The starting point of the 15th Century marks the beginning of the Renaissance and saw the development of perspective, an increased interest in classical forms and a greater focus on naturalism. It was during this period that artists began to make drawings as works of art in their own right, signifying the beginning of a wider appreciation of graphic works. 

Colin Wiggins
22nd November Russian Revolutionary Art

To coincide with the centenary of the 1917 October Revolution in Russia and two major exhibitions at the Royal Academy and Tate Modern, this talk will explore a visual history of the artistic landscape of post-Revolutionary Russia, including Kandinsky’s bold innovative compositions, the dynamic abstracts of Malevich and the Suprematists, the emergence of Socialist Realism and the evocative propaganda posters which promoted the ideologies of the Communist State. 

Linda Casey
13th December Gustav Klimt and the Viennese Secession

Gustav Klimt (1862-1918) is one of the most popular and influential artists of the modern period. His paintings, often embellished with gold and laden with eroticism, have been endlessly reproduced on such items as tea-towels, jewellery, ceramics and mouse-mats. But, there is far more to him than that. He played a critical role in the foundation and leadership of the Viennese Secession, a group of artists and artisans committed to innovation and renewal in art, architecture and design. The home of the Secession, a strikingly original building, bears the slogan “To the Age its Art, To Art its Freedom”, which called for a new unity of art and society. 

Peter Scott
24th January Golden Section: Divine proportion in art and architecture.

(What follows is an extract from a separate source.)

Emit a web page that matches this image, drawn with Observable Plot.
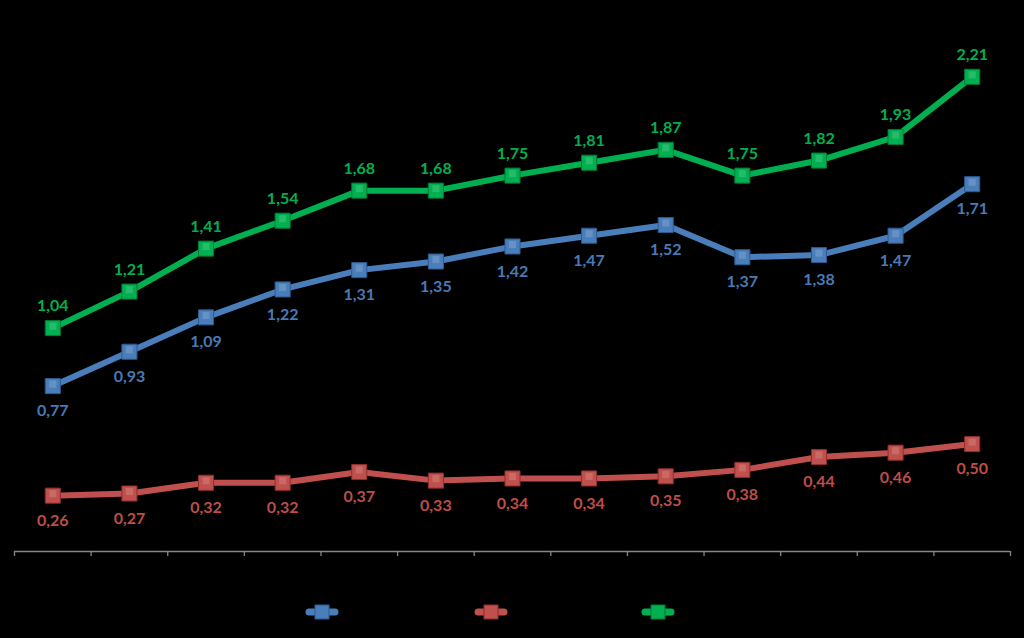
<!DOCTYPE html>
<html>
<head>
<meta charset="utf-8">
<script src="https://cdn.jsdelivr.net/npm/d3@7"></script>
<script src="https://cdn.jsdelivr.net/npm/@observablehq/plot@0.6"></script>
<style>
  html, body { margin: 0; padding: 0; background: #000; width: 1024px; height: 638px; overflow: hidden; }
  #chart svg { display: block; }
  #legend { position: relative; width: 1024px; height: 53px; }
</style>
</head>
<body>
<div id="chart"></div>
<div id="legend"></div>
<script>
const periods = [1, 2, 3, 4, 5, 6, 7, 8, 9, 10, 11, 12, 13];
const blueValues  = [0.77, 0.93, 1.09, 1.22, 1.31, 1.35, 1.42, 1.47, 1.52, 1.37, 1.38, 1.47, 1.71];
const redValues   = [0.26, 0.27, 0.32, 0.32, 0.37, 0.33, 0.34, 0.34, 0.35, 0.38, 0.44, 0.46, 0.50];
const greenValues = [1.04, 1.21, 1.41, 1.54, 1.68, 1.68, 1.75, 1.81, 1.87, 1.75, 1.82, 1.93, 2.21];
const seriesNames = ["Série 1", "Série 2", "Série 3"];
const lineColors  = ["#4a7ebb", "#c0504d", "#00b050"];
const labelColors = ["#4a7ab5", "#bf4d4a", "#00b050"];
const markerStroke = ["#2c5a8f", "#8c2f2c", "#007a36"];

const allValues = [blueValues, redValues, greenValues];
const data = [];
allValues.forEach((vals, s) => vals.forEach((v, i) => data.push({series: s, idx: i, period: periods[i], value: v})));

const fmt = v => d3.format(".2f")(v).replace(".", ",");
const n = periods.length;
const boundaries = d3.range(n + 1).map(i => i - 0.5);

const marks = [
  Plot.ruleY([0], {stroke: "#868686", strokeWidth: 1.3}),
  Plot.axisX({ticks: boundaries, tickFormat: () => "", tickSize: 5, stroke: "#868686", strokeWidth: 1.3, label: null}),
];
allValues.forEach((vals, s) => {
  const d = data.filter(r => r.series === s);
  marks.push(Plot.line(d, {x: "idx", y: "value", stroke: lineColors[s], strokeWidth: 6, strokeLinejoin: "round"}));
  marks.push(Plot.dot(d, {x: "idx", y: "value", symbol: "square", r: 8.5, fill: lineColors[s], stroke: markerStroke[s], strokeWidth: 1}));
  marks.push(Plot.dot(d, {x: "idx", y: "value", symbol: "square", r: 4, fill: "#ffffff", fillOpacity: 0.15, dy: -2}));
  marks.push(Plot.text(d, {
    x: "idx", y: "value", text: r => fmt(r.value),
    dy: s === 2 ? -22 : 25,
    fill: labelColors[s], fontSize: 16, fontWeight: "bold", fontFamily: "Lato, 'Open Sans', sans-serif"
  }));
});

const chart = Plot.plot({
  width: 1024,
  height: 585,
  marginLeft: 14,
  marginRight: 14,
  marginTop: 14,
  marginBottom: 34,
  style: {background: "#000", color: "#868686", fontFamily: "Lato, sans-serif"},
  x: {type: "linear", domain: [-0.5, n - 0.5], axis: null, label: null},
  y: {domain: [0, 2.5], axis: null},
  marks
});
document.getElementById("chart").appendChild(chart);

// Legend swatches
const legendX = [322, 491, 658];
const lsvg = d3.select("#legend").append("svg").attr("width", 1024).attr("height", 53);
seriesNames.forEach((name, s) => {
  const g = lsvg.append("g").attr("transform", `translate(${legendX[s]},27)`);
  g.append("line").attr("x1", -13).attr("x2", 13).attr("y1", 0).attr("y2", 0)
    .attr("stroke", lineColors[s]).attr("stroke-width", 7).attr("stroke-linecap", "round");
  g.append("rect").attr("x", -7).attr("y", -7).attr("width", 14).attr("height", 14)
    .attr("fill", lineColors[s]).attr("stroke", markerStroke[s]).attr("stroke-width", 1);
  g.append("title").text(name);
});
</script>
</body>
</html>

For thousands of years the mystery of the Golden Section has inspired thinkers from all disciplines – artists and architects, mathematicians and musicians. Discover the secrets of its sacred geometry and beauty within creations from classical to contemporary.

Alexandra Epps
7th February The life and art of Amedeo Modigliani

 This talk coincides with a major exhibition of his work at Tate Modern. Opinions are divided about what would have become of Modigliani, had he not died at the age of only 35. Some critics claim that he would have gone on to be a modern master, while many feel that he had already produced his greatest and most powerful works of both painting and sculpture before his untimely death. Born in Livorno, Italy in 1884 he settled in Paris in 1906 and was friendly with artists such as Picasso and absorbed influences from such varied sources as Botticelli and African tribal carving. 

Frank Woodgate
21st February Reflections: Van Eyck and the Pre-Raphaelites

 This talk will tie in with an exhibition at the National Gallery. Discover how van Eyck’s ‘Arnolfini Portrait’ was one of the beacons by which the Pre-Raphaelites forged a radical new style of painting.

Clare Ford-Wille
7th March The Elgin Marbles

 In the two centuries since they were removed from the Parthenon by Lord Elgin the meaning and significance of the ‘Elgin marbles’ has changed dramatically. From architectural decoration to disputed cultural objects this lecture looks at the response to them over their time in Britain, from the original controversy over their purchase to the current debate surrounding the restitution of the marbles to the new Acropolis Museum in Athens. 

Alan Read
21st March Uncovering the Nation’s Hidden Oil Painting Collection

 The Public Catalogue Foundation, recently renamed Art UK, was set up to catalogue every oil painting in public ownership in the UK. This unique and ambitious project involved visiting 3,000 collections across the country and photographing over 212,000 paintings. The lecture offers an insider’s view of the project and describes how and why it was set up, some unusual collections visited, intriguing paintings uncovered, detective work involved and help given by the public. 

Mary Rose Rivett-Carnac
11th April 7pm AGM and 8pm Impressionists in London

 Please note that this evening will start at 7pm for our AGM and will be followed by a talk on Impressionists in London. This talk coincides with an exhibition at Tate Britain. There will be refreshments during the evening.